Australia wants to jail infosec researchers for pointing out dodgy data

New law will make criminals of boffins who probe badly-anonymised data

Australia's proposed laws outlawing research into data de-anonymisation look set to proceed after a Senate Committee report landed yesterday complete with just one recommendation: that the bill be passed.

The Privacy Amendment (Re-identification Offence) Bill 2016 was proposed after researchers Dr Vanessa Teague, Dr Chris Culnane and Dr Benjamin Rubenstein warned that a supposedly-anonymised release of health insurance information to Australia's open data portal, data.gov.au, required trivial effort to associate with the individuals it described.

Upon learning of the researchers' efforts, attorney-general George Brandis immediately announced the government's intent to ban such research, unless authorised by his department. The intent of the ban, outlined in the bill's explanatory memorandum, is to safeguard the policy benefits of government data releases while hopefully deterring those who would use the data for ill.

But the language used in the bill does not explicitly protect researchers, instead requiring them to seek permission before probing data - an unusual requirement.

The proposed law is retrospective to the date of Brandis' response – 29 September 2016.

The government members of the Senate Committee – Ian Macdonald, David Fawcett and Linda Reynolds – are comfortable with that retrospectivity, as well as the bill's reverse burden of proof. The bill's reach into university research did not trouble them.

The dissenting report, by members of Australia's opposition Labor Party and the Australian Greens, (Louise Pratt and Murray Watt of the ALO, Nick McKim of the Greens) points out flaws in the bill identified by various submissions.

These include:

  • The NSW Privacy Commissioner pointed out that the law doesn't demand that government agencies do an effective job of de-identifying data: “it places a disproportionately high onus on external recipients to be aware which released datasets are considered to have undergone a de-identification process”;
  • The bill discourages research; and
  • They don't see merit in the reversal of the onus of proof.

Vulture South asked Dr Teague for her response to the committee report. She replied, by likening re-identification work to civil engineering: “If a bridge falls down, you wouldn't outlaw civil engineers inspecting other bridges, would you?," she asked.

“I think the government is confusing identifying a problem with exploiting a problem. Re-identification doesn't do harm, it indicates that there's a weakness that could be used to cause harm.”

Given the government's enthusiasm for data releases, she said everyone needs to understand “how to avoid publishing datasets with privacy weaknesses”, and if a data release exposes personal data, “how do deal with the harm that could be caused”.

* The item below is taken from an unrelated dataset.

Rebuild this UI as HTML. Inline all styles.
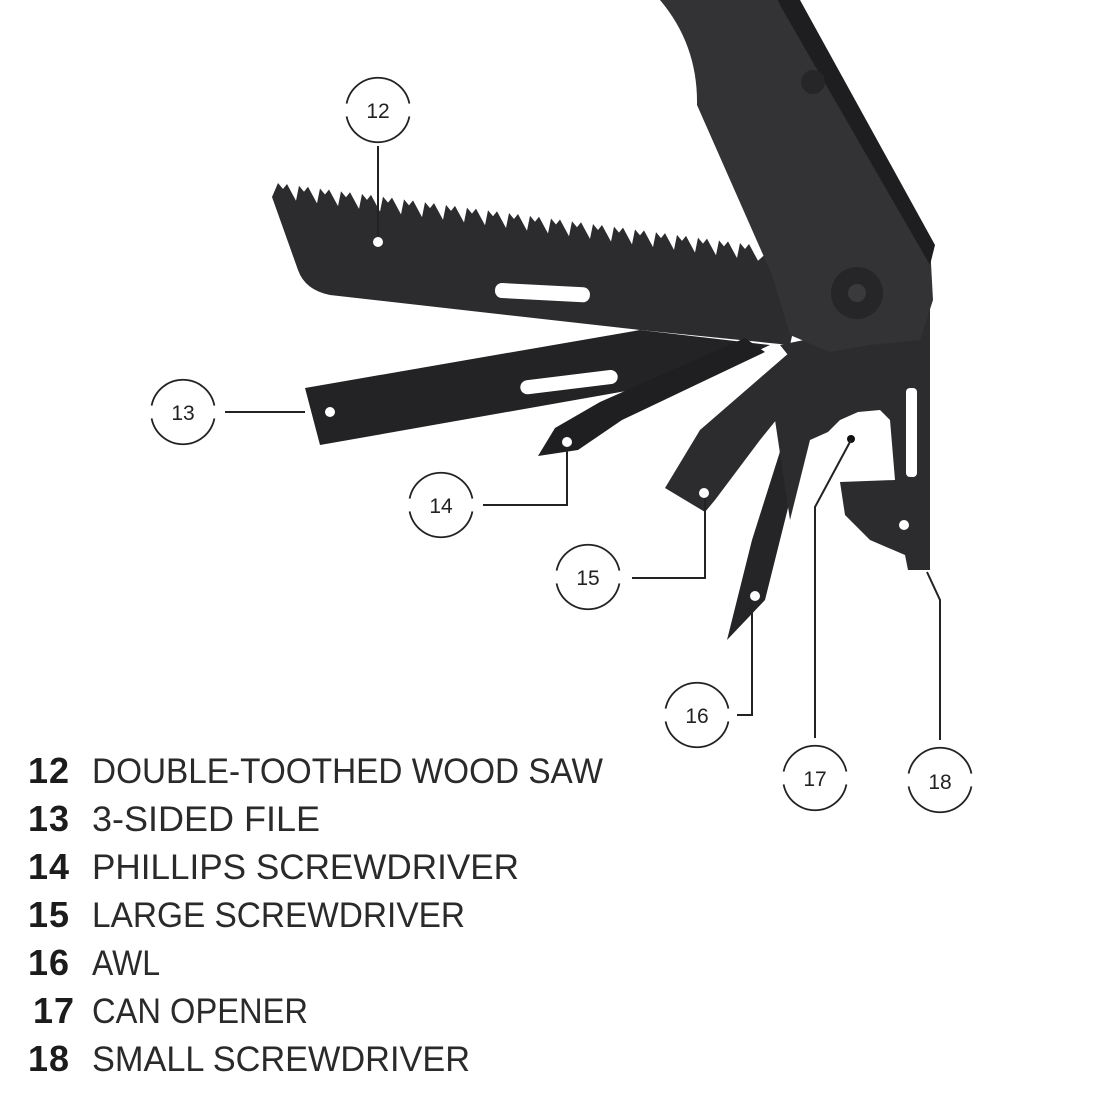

“Cybersecurity problems are engineering problems. We can understand them if we think about maths. If there's a failure, we can respond to it, understand it, and try to avoid it.”

The bill will now be subject to horse-trading in Australia's Senate, where the government does not have a majority and therefore needs the support of independents and micro-parties who generally show little inclination to engage deeply with matters beyond their pet policies.